Pour de nombreux artisans, le tissage Chorabab est une source de revenus. La préservation de cet artisanat contribue à l’émancipation économique des tisserands, en particulier des femmes, qui constituent l’épine dorsale de l’industrie textile traditionnelle au Cambodge.

« Le soutenir peut conduire au développement de moyens de subsistance durables, au développement communautaire et à la réduction de la pauvreté », note M. Chhieu.

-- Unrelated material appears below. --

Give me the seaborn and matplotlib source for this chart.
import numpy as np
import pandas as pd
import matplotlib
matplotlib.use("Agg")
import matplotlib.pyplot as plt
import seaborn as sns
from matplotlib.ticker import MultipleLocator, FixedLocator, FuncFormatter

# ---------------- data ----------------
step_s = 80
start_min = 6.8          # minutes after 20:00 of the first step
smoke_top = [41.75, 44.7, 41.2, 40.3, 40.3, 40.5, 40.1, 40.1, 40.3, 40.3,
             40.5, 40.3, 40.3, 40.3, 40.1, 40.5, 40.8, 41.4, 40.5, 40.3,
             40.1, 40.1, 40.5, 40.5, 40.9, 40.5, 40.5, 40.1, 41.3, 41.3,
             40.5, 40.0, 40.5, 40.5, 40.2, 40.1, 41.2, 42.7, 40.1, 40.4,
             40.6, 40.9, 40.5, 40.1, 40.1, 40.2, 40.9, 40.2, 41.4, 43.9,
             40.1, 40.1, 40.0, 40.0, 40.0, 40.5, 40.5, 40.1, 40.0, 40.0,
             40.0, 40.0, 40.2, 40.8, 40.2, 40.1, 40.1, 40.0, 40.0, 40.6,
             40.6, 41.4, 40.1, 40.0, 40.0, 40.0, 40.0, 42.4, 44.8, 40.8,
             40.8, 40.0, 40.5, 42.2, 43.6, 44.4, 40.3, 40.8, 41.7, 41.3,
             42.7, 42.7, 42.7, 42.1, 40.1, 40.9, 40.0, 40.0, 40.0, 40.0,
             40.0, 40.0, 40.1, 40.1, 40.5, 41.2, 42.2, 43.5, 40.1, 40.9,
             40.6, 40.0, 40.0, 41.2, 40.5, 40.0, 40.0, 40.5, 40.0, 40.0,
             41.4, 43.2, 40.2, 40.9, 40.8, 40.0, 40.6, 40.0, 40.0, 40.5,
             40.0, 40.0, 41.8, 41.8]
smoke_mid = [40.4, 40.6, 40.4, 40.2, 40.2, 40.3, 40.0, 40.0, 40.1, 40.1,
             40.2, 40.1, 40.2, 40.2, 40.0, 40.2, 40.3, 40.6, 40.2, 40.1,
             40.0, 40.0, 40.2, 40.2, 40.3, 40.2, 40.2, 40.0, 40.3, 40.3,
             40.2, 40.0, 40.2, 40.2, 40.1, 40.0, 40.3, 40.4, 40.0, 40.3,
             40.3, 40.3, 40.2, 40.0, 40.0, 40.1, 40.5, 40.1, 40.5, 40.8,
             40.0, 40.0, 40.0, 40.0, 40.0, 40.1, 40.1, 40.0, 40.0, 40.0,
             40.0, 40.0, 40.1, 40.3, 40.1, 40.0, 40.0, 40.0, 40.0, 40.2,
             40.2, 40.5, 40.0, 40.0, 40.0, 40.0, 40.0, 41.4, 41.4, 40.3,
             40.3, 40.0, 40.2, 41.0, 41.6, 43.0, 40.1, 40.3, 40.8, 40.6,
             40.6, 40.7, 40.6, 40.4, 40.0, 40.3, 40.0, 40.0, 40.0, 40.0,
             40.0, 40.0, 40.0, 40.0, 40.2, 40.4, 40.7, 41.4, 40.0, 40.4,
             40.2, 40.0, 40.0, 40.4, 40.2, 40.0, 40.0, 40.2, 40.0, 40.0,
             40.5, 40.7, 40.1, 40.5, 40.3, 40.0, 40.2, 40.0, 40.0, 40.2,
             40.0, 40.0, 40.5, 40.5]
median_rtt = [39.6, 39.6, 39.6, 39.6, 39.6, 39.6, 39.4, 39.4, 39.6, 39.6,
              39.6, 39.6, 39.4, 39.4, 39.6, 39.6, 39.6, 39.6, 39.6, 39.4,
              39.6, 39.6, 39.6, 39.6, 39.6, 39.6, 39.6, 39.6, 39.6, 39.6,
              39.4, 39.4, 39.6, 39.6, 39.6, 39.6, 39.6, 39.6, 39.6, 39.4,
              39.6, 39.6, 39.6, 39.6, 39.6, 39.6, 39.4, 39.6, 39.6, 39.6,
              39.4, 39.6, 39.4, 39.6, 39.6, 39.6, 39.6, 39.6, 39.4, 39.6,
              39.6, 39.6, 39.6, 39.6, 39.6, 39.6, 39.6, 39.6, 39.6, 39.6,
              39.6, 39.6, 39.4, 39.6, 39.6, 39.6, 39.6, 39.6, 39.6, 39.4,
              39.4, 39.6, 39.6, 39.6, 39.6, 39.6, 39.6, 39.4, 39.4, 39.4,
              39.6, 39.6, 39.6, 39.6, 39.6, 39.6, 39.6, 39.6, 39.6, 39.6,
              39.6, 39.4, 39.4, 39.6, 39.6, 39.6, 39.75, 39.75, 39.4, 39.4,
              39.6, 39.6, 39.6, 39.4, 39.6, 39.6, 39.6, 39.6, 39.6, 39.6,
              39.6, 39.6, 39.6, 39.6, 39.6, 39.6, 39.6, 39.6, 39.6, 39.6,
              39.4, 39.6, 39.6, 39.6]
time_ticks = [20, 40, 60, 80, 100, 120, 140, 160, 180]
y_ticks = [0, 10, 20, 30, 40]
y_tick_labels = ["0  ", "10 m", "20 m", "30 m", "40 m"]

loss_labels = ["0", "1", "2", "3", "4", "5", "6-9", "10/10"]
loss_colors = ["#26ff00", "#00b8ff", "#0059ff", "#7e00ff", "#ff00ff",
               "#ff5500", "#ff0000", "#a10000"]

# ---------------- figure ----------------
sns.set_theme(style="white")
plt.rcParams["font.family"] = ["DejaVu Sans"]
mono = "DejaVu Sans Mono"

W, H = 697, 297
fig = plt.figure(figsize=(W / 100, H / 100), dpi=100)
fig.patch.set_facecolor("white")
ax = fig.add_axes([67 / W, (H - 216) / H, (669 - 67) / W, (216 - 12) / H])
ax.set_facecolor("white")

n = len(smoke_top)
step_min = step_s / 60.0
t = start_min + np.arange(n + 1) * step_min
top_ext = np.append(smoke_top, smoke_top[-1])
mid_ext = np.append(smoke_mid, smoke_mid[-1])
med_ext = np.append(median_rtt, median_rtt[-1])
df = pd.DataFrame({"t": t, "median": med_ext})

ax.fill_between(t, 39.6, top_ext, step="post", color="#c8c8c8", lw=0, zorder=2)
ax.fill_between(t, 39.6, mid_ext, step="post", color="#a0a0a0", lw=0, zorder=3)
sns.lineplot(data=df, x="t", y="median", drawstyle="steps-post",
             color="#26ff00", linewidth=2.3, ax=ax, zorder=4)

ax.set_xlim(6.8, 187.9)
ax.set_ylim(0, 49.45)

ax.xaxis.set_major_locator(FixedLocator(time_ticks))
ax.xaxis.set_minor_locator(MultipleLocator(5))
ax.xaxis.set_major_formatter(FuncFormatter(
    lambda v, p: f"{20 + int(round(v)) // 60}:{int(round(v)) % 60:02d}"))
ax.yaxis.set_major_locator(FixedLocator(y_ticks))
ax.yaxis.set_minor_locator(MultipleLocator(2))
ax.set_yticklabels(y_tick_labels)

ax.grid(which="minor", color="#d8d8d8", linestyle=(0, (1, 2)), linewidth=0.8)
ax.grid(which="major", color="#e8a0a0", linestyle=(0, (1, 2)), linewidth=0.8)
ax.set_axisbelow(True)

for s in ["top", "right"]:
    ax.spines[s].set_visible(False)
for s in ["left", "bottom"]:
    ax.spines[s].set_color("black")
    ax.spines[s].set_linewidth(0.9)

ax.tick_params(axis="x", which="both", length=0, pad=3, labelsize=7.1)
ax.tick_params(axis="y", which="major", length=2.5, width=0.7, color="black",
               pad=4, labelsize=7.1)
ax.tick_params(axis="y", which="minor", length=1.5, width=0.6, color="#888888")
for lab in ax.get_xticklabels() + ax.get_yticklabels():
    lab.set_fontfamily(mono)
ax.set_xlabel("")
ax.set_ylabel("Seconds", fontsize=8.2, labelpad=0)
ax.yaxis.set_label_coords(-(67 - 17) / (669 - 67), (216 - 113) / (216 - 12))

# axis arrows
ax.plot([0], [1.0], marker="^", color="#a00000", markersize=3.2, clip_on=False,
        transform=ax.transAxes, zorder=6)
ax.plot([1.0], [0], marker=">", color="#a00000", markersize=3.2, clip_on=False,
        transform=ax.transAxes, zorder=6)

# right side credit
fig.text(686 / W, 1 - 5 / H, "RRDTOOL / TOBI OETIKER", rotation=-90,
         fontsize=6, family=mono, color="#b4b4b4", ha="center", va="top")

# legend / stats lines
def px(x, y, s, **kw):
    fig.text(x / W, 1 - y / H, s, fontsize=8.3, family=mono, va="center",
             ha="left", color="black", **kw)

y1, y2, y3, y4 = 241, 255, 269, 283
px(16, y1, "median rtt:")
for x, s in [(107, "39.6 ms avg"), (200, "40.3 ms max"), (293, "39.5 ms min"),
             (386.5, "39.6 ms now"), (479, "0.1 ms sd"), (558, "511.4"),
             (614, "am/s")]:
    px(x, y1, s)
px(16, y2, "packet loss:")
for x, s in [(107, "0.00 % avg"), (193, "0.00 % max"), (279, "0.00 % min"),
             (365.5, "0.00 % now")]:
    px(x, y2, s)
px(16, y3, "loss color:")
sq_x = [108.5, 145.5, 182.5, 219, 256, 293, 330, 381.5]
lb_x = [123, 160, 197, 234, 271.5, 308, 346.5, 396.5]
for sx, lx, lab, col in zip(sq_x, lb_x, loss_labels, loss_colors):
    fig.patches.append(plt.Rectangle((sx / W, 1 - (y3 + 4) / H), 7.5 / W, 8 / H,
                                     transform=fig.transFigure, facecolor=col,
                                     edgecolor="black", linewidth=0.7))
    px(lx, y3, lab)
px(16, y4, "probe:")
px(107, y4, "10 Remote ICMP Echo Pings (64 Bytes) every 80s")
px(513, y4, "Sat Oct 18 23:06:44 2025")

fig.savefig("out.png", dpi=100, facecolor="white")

Selon lui, contrairement aux textiles produits en masse, le Chorabab est tissé à l’aide de techniques plus éthiques et plus durables. Il favorise également les pratiques respectueuses de l’environnement, grâce à l’utilisation de fibres et de teintures naturelles, et encourage l’abandon de l’industrie de la mode rapide.

L’artisanat traditionnel comme le Chorabab attire les touristes à la recherche d’expériences culturelles authentiques, ce qui contribue à l’économie locale et permet aux visiteurs internationaux d’apprécier davantage la culture khmère.

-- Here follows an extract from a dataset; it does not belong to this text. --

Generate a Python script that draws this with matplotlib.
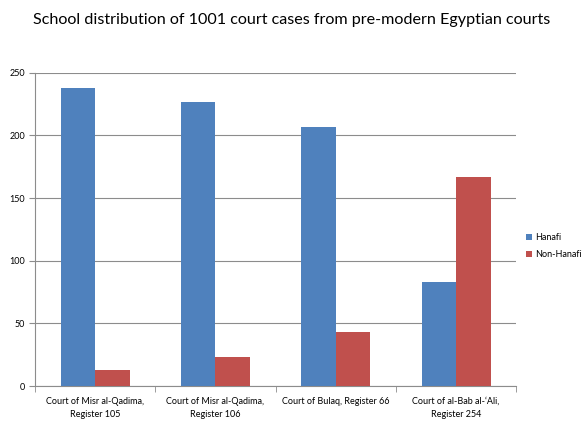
import matplotlib
matplotlib.use("Agg")
import matplotlib.pyplot as plt
import numpy as np

categories = ["Court of Misr al-Qadima,\nRegister 105",
              "Court of Misr al-Qadima,\nRegister 106",
              "Court of Bulaq, Register 66",
              "Court of al-Bab al-\u2018Ali,\nRegister 254"]
hanafi = [238, 227, 207, 83]
non_hanafi = [13, 23, 43, 167]
series_names = ["Hanafi", "Non-Hanafi"]
yticks = [0, 50, 100, 150, 200, 250]

plt.rcParams['font.family'] = ['Lato', 'DejaVu Sans']

fig = plt.figure(figsize=(5.84, 4.21), dpi=100)
ax = fig.add_axes([0.06, 0.083, 0.824, 0.744])

x = np.arange(len(categories))
w = 0.286
ax.bar(x - w/2, hanafi, w, color="#4F81BD", label=series_names[0], zorder=3)
ax.bar(x + w/2, non_hanafi, w, color="#C0504D", label=series_names[1], zorder=3)

ax.set_xlim(-0.5, len(categories) - 0.5)
ax.set_ylim(0, 250)
ax.set_yticks(yticks)
ax.set_yticklabels([str(v) for v in yticks], fontsize=6.5)
ax.yaxis.grid(True, color="#8c8c8c", linewidth=0.8, zorder=0)
ax.set_xticks(x)
ax.set_xticklabels(categories, fontsize=6.5, linespacing=1.6)
ax.tick_params(axis='x', length=0, pad=8)
ax.set_xticks(np.arange(-0.5, len(categories), 1), minor=True)
ax.tick_params(axis='x', which='minor', length=4, color="#8c8c8c")
ax.tick_params(axis='y', length=4, color="#8c8c8c", pad=3)
for s in ["top", "right"]:
    ax.spines[s].set_visible(False)
for s in ["left", "bottom"]:
    ax.spines[s].set_color("#8c8c8c")
    ax.spines[s].set_linewidth(0.8)

fig.text(0.5, 0.952, "School distribution of 1001 court cases from pre-modern Egyptian courts",
         ha="center", va="center", fontsize=11.6)

ax.legend(loc="center left", bbox_to_anchor=(1.003, 0.447), frameon=False, fontsize=6.5,
          handlelength=0.7, handleheight=0.7, handletextpad=0.3, labelspacing=0.9)

fig.savefig("out.png", dpi=100)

« Cela permet non seulement de renforcer la fierté des Cambodgiens, mais aussi d’enrichir la mosaïque mondiale des arts traditionnels, en encourageant la diversité et l’appréciation interculturelle », explique M. Chhieu.

Il ajoute que les efforts visant à préserver le Chorabab devraient inclure des programmes éducatifs destinés à informer les habitants et les touristes de l’importance de cette tradition.

Menaces modernes sur une technique ancienne

L’un des principaux obstacles à la pérennité de cette technique est la prévalence des imitations fabriquées à la machine, souvent importées, qui réduisent le marché des tisserands traditionnels.

Le projet défend la cause des vêtements Chorabab authentiques, exhortant les consommateurs, en particulier les jeunes mariées, à choisir des pièces en soie véritable, tissées à la main localement. Ces dernières années, l’engouement pour les tissus fabriqués à la machine a entraîné une chute de 80 % de la production de Chorabab.

« Pour sauver le Chorabab de l’extinction, nous devons mettre en place une stratégie globale », déclare M. Chhieu.

Les difficultés socio-économiques auxquelles sont confrontés ces artisans sont considérables : au moins 15 % d’entre eux vivent en dessous du seuil de pauvreté.

Les mesures proposées consistent notamment à offrir aux artisans des protections spéciales, telles que des prestations de soins de santé complètes et l’affiliation à la Caisse nationale de sécurité sociale (CNSS).

La stratégie comprend également la lutte contre les maladies transmises par les moustiques qui touchent les artisans, ainsi que la fourniture de lunettes de lecture pour prolonger leurs années productives.

« Nous nous concentrons également sur l’autonomisation de nos producteurs par le biais de formations commerciales, dans le but d’étendre notre portée grâce aux ventes internationales en ligne », ajoute M. Chhieu.

En outre, le projet préconise la création de centres de tissage dans des endroits accessibles, car le centre de formation professionnelle actuel pose des problèmes d’ordre géographique.

« Si Chorabab disparaît, le tissu culturel du Cambodge sera irrémédiablement endommagé », prévient M. Chhieu.